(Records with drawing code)
--
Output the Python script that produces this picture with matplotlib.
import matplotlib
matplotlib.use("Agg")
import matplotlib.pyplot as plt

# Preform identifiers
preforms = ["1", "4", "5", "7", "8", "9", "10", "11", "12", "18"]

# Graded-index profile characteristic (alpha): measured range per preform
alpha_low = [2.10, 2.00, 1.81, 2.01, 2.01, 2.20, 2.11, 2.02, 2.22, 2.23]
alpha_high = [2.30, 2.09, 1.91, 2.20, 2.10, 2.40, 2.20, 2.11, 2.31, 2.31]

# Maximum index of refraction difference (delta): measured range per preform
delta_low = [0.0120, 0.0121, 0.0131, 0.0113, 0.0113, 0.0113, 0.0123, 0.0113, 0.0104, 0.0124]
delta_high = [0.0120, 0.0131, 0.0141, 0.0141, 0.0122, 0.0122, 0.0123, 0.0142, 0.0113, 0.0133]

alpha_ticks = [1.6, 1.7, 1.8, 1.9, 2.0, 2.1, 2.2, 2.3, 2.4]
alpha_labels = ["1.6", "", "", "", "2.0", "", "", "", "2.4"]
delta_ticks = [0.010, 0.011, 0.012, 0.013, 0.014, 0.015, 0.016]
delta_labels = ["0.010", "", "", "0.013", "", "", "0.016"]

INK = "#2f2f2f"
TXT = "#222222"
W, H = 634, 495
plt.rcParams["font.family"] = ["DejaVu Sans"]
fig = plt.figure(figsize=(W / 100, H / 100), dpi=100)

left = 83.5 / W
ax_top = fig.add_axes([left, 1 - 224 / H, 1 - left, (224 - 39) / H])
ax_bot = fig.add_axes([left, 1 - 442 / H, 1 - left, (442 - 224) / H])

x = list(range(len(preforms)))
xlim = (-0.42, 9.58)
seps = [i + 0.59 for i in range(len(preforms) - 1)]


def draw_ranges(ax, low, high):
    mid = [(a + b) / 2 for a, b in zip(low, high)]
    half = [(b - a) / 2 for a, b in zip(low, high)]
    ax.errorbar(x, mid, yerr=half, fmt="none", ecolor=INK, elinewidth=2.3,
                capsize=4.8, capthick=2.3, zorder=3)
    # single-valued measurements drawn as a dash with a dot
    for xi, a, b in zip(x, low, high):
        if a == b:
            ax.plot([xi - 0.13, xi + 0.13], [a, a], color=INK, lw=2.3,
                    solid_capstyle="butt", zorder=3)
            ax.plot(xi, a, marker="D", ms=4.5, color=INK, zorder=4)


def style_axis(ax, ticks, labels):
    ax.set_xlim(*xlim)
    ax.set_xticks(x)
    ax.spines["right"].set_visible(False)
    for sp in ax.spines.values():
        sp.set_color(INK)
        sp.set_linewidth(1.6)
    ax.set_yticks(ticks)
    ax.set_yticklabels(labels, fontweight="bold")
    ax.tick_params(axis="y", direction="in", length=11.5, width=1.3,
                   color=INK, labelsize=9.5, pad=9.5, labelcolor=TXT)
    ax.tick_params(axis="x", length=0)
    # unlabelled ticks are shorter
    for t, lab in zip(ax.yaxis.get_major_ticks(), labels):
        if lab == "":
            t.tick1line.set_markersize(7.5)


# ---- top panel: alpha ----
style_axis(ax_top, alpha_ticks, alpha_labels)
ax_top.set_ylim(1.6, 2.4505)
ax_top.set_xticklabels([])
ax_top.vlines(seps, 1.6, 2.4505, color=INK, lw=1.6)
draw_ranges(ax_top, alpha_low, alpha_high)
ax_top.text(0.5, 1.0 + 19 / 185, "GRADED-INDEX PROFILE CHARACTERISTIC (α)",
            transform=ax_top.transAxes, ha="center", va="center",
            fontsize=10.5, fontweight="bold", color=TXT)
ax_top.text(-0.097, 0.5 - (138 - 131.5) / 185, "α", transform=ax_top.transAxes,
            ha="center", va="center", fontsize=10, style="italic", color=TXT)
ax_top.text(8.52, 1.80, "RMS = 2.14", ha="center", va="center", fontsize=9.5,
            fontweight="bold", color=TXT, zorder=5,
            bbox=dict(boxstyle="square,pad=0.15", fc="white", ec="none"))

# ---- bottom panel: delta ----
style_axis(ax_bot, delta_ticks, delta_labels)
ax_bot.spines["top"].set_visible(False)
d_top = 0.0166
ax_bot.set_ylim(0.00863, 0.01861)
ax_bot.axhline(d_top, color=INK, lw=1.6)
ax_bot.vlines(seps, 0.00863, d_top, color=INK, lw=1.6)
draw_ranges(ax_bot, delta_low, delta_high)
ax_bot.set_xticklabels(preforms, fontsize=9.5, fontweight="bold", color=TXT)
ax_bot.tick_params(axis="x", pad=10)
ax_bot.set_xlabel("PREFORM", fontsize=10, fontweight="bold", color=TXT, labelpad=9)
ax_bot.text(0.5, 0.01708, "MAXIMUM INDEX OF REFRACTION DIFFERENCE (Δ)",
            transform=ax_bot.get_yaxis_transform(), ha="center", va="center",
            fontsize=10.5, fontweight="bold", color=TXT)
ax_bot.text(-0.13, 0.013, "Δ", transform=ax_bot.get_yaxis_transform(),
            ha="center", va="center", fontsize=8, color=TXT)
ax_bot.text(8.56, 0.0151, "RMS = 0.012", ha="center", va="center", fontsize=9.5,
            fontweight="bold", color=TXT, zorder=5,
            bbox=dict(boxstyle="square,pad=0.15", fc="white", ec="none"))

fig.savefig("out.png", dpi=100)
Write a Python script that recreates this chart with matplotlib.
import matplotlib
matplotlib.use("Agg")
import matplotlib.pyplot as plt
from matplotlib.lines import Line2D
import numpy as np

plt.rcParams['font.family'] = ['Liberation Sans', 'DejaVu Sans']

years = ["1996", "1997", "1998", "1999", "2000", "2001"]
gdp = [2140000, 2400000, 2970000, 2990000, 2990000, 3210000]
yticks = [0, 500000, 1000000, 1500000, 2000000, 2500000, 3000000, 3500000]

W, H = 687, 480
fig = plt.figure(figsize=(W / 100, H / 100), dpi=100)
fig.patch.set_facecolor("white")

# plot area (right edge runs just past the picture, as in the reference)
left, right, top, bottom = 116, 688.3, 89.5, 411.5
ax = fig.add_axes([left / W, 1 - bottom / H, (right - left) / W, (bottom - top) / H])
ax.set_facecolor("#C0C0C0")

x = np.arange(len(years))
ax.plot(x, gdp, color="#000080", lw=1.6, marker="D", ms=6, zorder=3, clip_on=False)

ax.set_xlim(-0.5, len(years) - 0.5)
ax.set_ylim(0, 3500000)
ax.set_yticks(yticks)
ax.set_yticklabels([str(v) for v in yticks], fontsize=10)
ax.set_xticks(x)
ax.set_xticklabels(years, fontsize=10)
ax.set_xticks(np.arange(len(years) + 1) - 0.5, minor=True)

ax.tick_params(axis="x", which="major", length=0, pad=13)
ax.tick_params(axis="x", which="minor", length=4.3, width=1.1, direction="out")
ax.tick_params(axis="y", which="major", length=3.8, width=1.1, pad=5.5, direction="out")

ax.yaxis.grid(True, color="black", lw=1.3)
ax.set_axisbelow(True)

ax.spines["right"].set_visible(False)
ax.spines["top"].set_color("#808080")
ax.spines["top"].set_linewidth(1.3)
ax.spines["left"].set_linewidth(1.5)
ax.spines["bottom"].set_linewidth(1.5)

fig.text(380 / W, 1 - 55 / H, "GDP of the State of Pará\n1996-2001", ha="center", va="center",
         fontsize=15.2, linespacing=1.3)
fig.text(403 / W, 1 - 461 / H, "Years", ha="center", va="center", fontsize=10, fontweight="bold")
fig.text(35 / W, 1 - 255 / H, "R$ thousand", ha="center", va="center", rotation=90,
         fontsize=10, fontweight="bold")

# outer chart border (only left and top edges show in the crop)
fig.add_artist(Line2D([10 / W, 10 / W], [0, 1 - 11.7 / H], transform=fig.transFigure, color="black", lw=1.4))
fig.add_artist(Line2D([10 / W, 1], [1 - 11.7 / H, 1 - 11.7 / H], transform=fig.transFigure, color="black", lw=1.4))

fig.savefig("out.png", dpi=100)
--
Task description:
Exactly as they appear, please write out the lines from the opening of the listing above down to the line containing "0.0142, 0.0113, 0.0133]", with both end lines included.

Correct answer:
Output the Python script that produces this picture with matplotlib.
import matplotlib
matplotlib.use("Agg")
import matplotlib.pyplot as plt

# Preform identifiers
preforms = ["1", "4", "5", "7", "8", "9", "10", "11", "12", "18"]

# Graded-index profile characteristic (alpha): measured range per preform
alpha_low = [2.10, 2.00, 1.81, 2.01, 2.01, 2.20, 2.11, 2.02, 2.22, 2.23]
alpha_high = [2.30, 2.09, 1.91, 2.20, 2.10, 2.40, 2.20, 2.11, 2.31, 2.31]

# Maximum index of refraction difference (delta): measured range per preform
delta_low = [0.0120, 0.0121, 0.0131, 0.0113, 0.0113, 0.0113, 0.0123, 0.0113, 0.0104, 0.0124]
delta_high = [0.0120, 0.0131, 0.0141, 0.0141, 0.0122, 0.0122, 0.0123, 0.0142, 0.0113, 0.0133]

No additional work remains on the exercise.